I learned linux by using Arch back in the days when pacman -Syu was almost certain to break something and there was a good chance it would break something unique to your install. This was also back in the days when most were not connected to the internet 24/7 and many did not have internet, I updated when I went to the library which was generally a weekly thing but sometimes it be a month or two and the system breakage that resulted was rococo. Something was lost by Arch becoming stable and not breaking regularly, it was what drove the wiki and fixing all the things that pacman broke taught you a great deal and taught you quickly. Stability is not all that it is cracked up to be, has its uses but is not the solution to everything.
I've contributed 32 edits (1 new page) in the past 10 years, so despite being stable, there are still many things to add and fix!
Sadly, the edit volume will likely drop as LLMs are now the preferred source for technical Linux info/everything...
I learned linux on debian first. The xserver (x11 or what as its old name) was not working so I had to use the commandline. I had a short debian handbook and worked through it slowly. Before that I had SUSE and a SUSE handbook with a GUI, which was totally useless. I then went on to use knoppix, kanotix, sidux, GoboLinux, eventually ended up with slackware. These days I tend to use manjaro, despite the drawback that is systemd. Manjaro kind of feels like a mix between arch and slackware. (I compile from source, so I only need a base really for the most part, excluding a few things; I tend to disable most systemd unit files as I don't really need anything systemd offers. Sadly distributions such as slackware kind of died - they are not dead, but too slow in updates, no stable releases in years, this is the hallmark of deadness.)
> Arch becoming stable and not breaking regularly
I believe this to be the entire ecosystem, not just Arch. It's been a long while since something like moving to 64bit happened. Or swapping out init systems.
> back in the days when pacman -Syu was almost certain to break something and there was a good chance it would break something unique to your install
This was still the case when I switched to arch in like 2016 lol
About a year ago, when I installed Arch, my first Linux distro, most things were great. However, while testing some commands in pacman, there were a bunch of Python-related packages (even though I hadn't downloaded them). Since I needed some disk space, I figured deleting them wouldn't hurt. Unfortunately, I couldn't boot again. I guess the ones related to Python were related to Hyprland and Quickshell.
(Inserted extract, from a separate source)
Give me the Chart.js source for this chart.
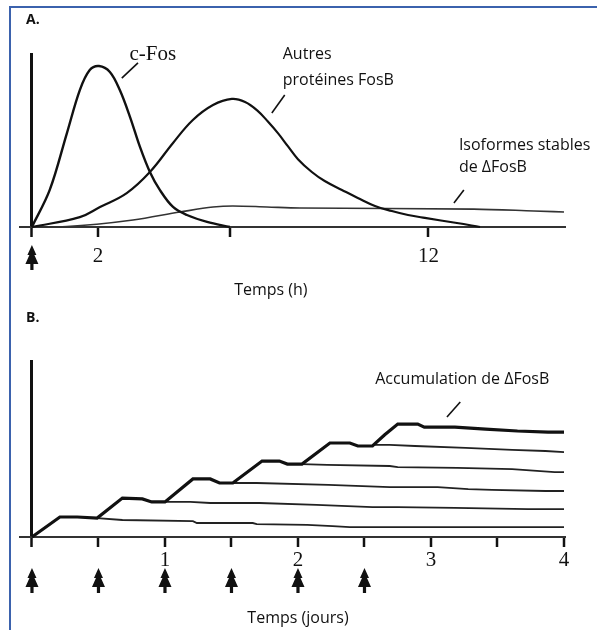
<!DOCTYPE html>
<html><head><meta charset="utf-8">
<script src="https://cdn.jsdelivr.net/npm/chart.js@4.4.1/dist/chart.umd.min.js"></script>
<style>
html,body{margin:0;padding:0;background:#fff;}
#wrap{position:relative;width:597px;height:630px;overflow:hidden;background:#fff;}
canvas{position:absolute;left:0;}
#cA{top:0}
#cB{top:300px}
.bt{position:absolute;left:9px;top:6px;width:588px;height:2px;background:#3b62ad;}
.bl{position:absolute;left:9px;top:6px;width:2px;height:624px;background:#3b62ad;}
</style></head>
<body><div id="wrap">
<canvas id="cA" width="597" height="300"></canvas>
<canvas id="cB" width="597" height="330"></canvas>
<div class="bt"></div><div class="bl"></div>
</div>
<script>
// ---------- Panel A : hours after a single dose ----------
const hourTicksA = [0, 2, 6, 12];
const hourLabelsA = ['', '2', '', '12'];
const doseHoursA = [0];
const cFos = [[0,0],[0.54,21.3],[1.06,54],[1.45,78.7],[1.75,90.2],[2.03,92.5],[2.36,89.1],[2.66,78.7],[2.97,63.2],[3.27,46],[3.57,31.6],[3.87,21.3],[4.27,11.5],[4.69,6.9],[5.3,2.9],[5.99,0]];
const autresFosB = [[0,0],[1.45,5.7],[2.06,11.5],[2.87,19.5],[3.57,31.6],[4.27,48.3],[4.87,61.5],[5.48,70.1],[6.05,73.6],[6.45,71.8],[6.84,66.6],[7.14,60.6],[7.45,53.8],[7.75,46.3],[8.05,39],[8.47,31.6],[8.86,26.4],[9.38,21.3],[9.86,16.7],[10.38,12.1],[10.89,9.2],[11.38,6.9],[11.89,5.2],[12.86,2.3],[13.56,0]];
const isoformesDeltaFosB = [[0,0],[1.06,0.3],[3.06,4],[4.48,8.6],[5.48,11.5],[6.08,12.1],[7.11,11.5],[8.11,10.9],[13.37,10.3],[15.19,9.2],[16.1,8.6]];

// ---------- Panel B : days of repeated doses ----------
const dayTicksB = [0, 0.5, 1, 1.5, 2, 2.5, 3, 3.5, 4];
const dayLabelsB = ['', '', '1', '', '2', '', '3', '', '4'];
const doseDaysB = [0, 0.5, 1, 1.5, 2, 2.5];
const accumulation = [[0,0],[0.21,11.3],[0.34,11.3],[0.49,10.7],[0.68,22],[0.83,21.5],[0.9,19.8],[1.0,19.8],[1.21,32.8],[1.34,32.8],[1.41,30.5],[1.51,30.5],[1.73,42.9],[1.86,42.9],[1.92,41.2],[2.03,41.2],[2.24,53.1],[2.39,53.1],[2.45,51.4],[2.56,51.4],[2.65,57.6],[2.75,63.8],[2.9,63.8],[2.95,62.1],[3.18,62.1],[3.41,61],[3.65,59.9],[3.88,59.3],[4.0,59.3]];
const decayDose1 = [[0.49,10.7],[0.68,9.6],[1.21,9.0],[1.24,7.9],[1.66,7.9],[1.69,7.3],[2.07,6.8],[2.26,6.2],[2.39,5.6],[3.23,5.6],[4.0,5.6]];
const decayDose2 = [[1.0,19.8],[1.19,19.8],[1.34,19.2],[1.71,19.2],[2.14,18.1],[2.56,16.9],[2.75,16.9],[3.18,16.4],[3.73,15.8],[4.0,15.8]];
const decayDose3 = [[1.51,30.5],[1.69,30.5],[2.23,29.4],[2.69,28.2],[3.05,28.2],[3.28,27.1],[3.46,26.6],[3.86,26.0],[4.0,26.0]];
const decayDose4 = [[2.03,41.2],[2.22,40.7],[2.69,40.1],[2.75,39.5],[3.2,39.0],[3.61,38.4],[3.93,36.7],[4.0,36.7]];
const decayDose5 = [[2.56,52.0],[2.69,52.0],[2.88,51.4],[3.26,50.3],[3.61,49.2],[3.86,48.6],[4.0,48.0]];

const SANS = '"Open Sans", Lato, sans-serif';
const SERIF = '"Liberation Serif", "DejaVu Serif", serif';
const INK = '#111';

const pts = a => a.map(([x, y]) => ({x, y}));

function fir(ctx, x, y) {
  ctx.beginPath();
  ctx.moveTo(x, y - 12);
  ctx.lineTo(x + 4.5, y - 2);
  ctx.lineTo(x + 2.5, y - 2);
  ctx.lineTo(x + 6.5, y + 7);
  ctx.lineTo(x + 1.6, y + 7);
  ctx.lineTo(x + 1.6, y + 13);
  ctx.lineTo(x - 1.6, y + 13);
  ctx.lineTo(x - 1.6, y + 7);
  ctx.lineTo(x - 6.5, y + 7);
  ctx.lineTo(x - 2.5, y - 2);
  ctx.lineTo(x - 4.5, y - 2);
  ctx.closePath();
  ctx.fill();
}

function overlay(cfg) {
  return {
    id: 'overlay',
    afterDraw(chart) {
      const {ctx, scales: {x, y}} = chart;
      ctx.save();
      ctx.fillStyle = INK;
      ctx.strokeStyle = INK;
      ctx.font = 'bold 14px ' + SANS;
      ctx.textAlign = 'left';
      ctx.textBaseline = 'middle';
      ctx.fillText(cfg.letter[0], cfg.letter[1], cfg.letter[2]);
      cfg.texts.forEach(t => {
        ctx.font = t.font;
        ctx.textAlign = t.align;
        ctx.textBaseline = 'middle';
        ctx.fillText(t.text, x.getPixelForValue(t.x), y.getPixelForValue(t.y));
      });
      ctx.lineWidth = 1.6;
      cfg.leaders.forEach(l => {
        ctx.beginPath();
        ctx.moveTo(x.getPixelForValue(l[0]), y.getPixelForValue(l[1]));
        ctx.lineTo(x.getPixelForValue(l[2]), y.getPixelForValue(l[3]));
        ctx.stroke();
      });
      const base = y.getPixelForValue(0);
      cfg.doses.forEach(d => fir(ctx, x.getPixelForValue(d), base + cfg.doseOffset));
      ctx.restore();
    }
  };
}

function xScale(min, max, tickVals, tickLabels, labelPad, fitHeight) {
  return {
    type: 'linear', min, max,
    afterBuildTicks: s => { s.ticks = tickVals.map(v => ({value: v})); },
    afterFit: s => { s.height = fitHeight; },
    ticks: {
      callback: (v, i) => tickLabels[i],
      autoSkip: false, maxRotation: 0, padding: labelPad,
      color: INK, font: {family: SERIF, size: 21}
    },
    grid: {
      color: c => (c.tick && c.tick.value === 0) ? INK : 'rgba(0,0,0,0)',
      lineWidth: c => (c.tick && c.tick.value === 0) ? 3 : 0,
      drawOnChartArea: true, drawTicks: true,
      tickColor: INK, tickWidth: 2.5, tickLength: 10
    },
    border: {display: true, color: '#333', width: 2}
  };
}

const common = (xs, top, bottomPad) => ({
  responsive: false, animation: false, devicePixelRatio: 1,
  layout: {padding: {left: 20, right: 33, top, bottom: bottomPad}},
  plugins: {legend: {display: false}, tooltip: {enabled: false}},
  scales: {x: xs, y: {display: false, min: 0, max: 100}},
  elements: {point: {radius: 0}}
});

// ---------- Chart A ----------
new Chart(document.getElementById('cA'), {
  type: 'line',
  data: {datasets: [
    {label: 'c-Fos', data: pts(cFos), borderColor: INK, borderWidth: 2.4, tension: 0.35, clip: false},
    {label: 'Autres protéines FosB', data: pts(autresFosB), borderColor: INK, borderWidth: 2.2, tension: 0.4, clip: false},
    {label: 'Isoformes stables de ΔFosB', data: pts(isoformesDeltaFosB), borderColor: '#333', borderWidth: 1.6, cubicInterpolationMode: 'monotone', clip: false}
  ]},
  options: common(xScale(-0.36, 16.1, hourTicksA, hourLabelsA, 7, 40), 53, 33),
  plugins: [overlay({
    letter: ['A.', 26, 20],
    texts: [
      {text: 'c-Fos', x: 3.66, y: 99.4, align: 'center', font: '21px ' + SERIF},
      {text: 'Autres', x: 7.59, y: 98.9, align: 'left', font: '16px ' + SANS},
      {text: 'protéines FosB', x: 7.59, y: 84.5, align: 'left', font: '16px ' + SANS},
      {text: 'Isoformes stables', x: 12.92, y: 47.1, align: 'left', font: '16px ' + SANS},
      {text: 'de ΔFosB', x: 12.92, y: 34.5, align: 'left', font: '16px ' + SANS},
      {text: 'Temps (h)', x: 7.23, y: -36.2, align: 'center', font: '16px ' + SANS}
    ],
    leaders: [[2.72, 85.6, 3.21, 94.3], [7.26, 65.5, 7.65, 75.9], [12.77, 13.8, 13.07, 21.3]],
    doses: doseHoursA, doseOffset: 30
  })]
});

// ---------- Chart B ----------
new Chart(document.getElementById('cB'), {
  type: 'line',
  data: {datasets: [
    {label: 'Accumulation de ΔFosB', data: pts(accumulation), borderColor: INK, borderWidth: 3.2, tension: 0, clip: false},
    {label: 'dose 1', data: pts(decayDose1), borderColor: '#222', borderWidth: 1.8, tension: 0, clip: false},
    {label: 'dose 2', data: pts(decayDose2), borderColor: '#222', borderWidth: 1.8, tension: 0, clip: false},
    {label: 'dose 3', data: pts(decayDose3), borderColor: '#222', borderWidth: 1.8, tension: 0, clip: false},
    {label: 'dose 4', data: pts(decayDose4), borderColor: '#222', borderWidth: 1.8, tension: 0, clip: false},
    {label: 'dose 5', data: pts(decayDose5), borderColor: '#222', borderWidth: 1.8, tension: 0, clip: false}
  ]},
  options: common(xScale(-0.09, 4, dayTicksB, dayLabelsB, 1, 40), 60, 53),
  plugins: [overlay({
    letter: ['B.', 26, 18.5],
    texts: [
      {text: 'Accumulation de ΔFosB', x: 2.58, y: 89.3, align: 'left', font: '16px ' + SANS},
      {text: 'Temps (jours)', x: 2.0, y: -45.8, align: 'center', font: '16px ' + SANS}
    ],
    leaders: [[3.12, 67.8, 3.22, 76.3]],
    doses: doseDaysB, doseOffset: 43
  })]
});
</script>
</body></html>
This brings back memories, same here!
I even bookmarked a page to remember how to rebuild the kernel because I can always expect it breaking.
I have started using Arch in 2016 and it was stable back then. Are you describing an earlier era?
> Something was lost by Arch becoming stable and not breaking regularly
...a smooth sea never made a skilled sailor
>>Something was lost by Arch becoming stable and not breaking regularly
Only a Linux user would consider the instability of a Linux distro to be a good thing.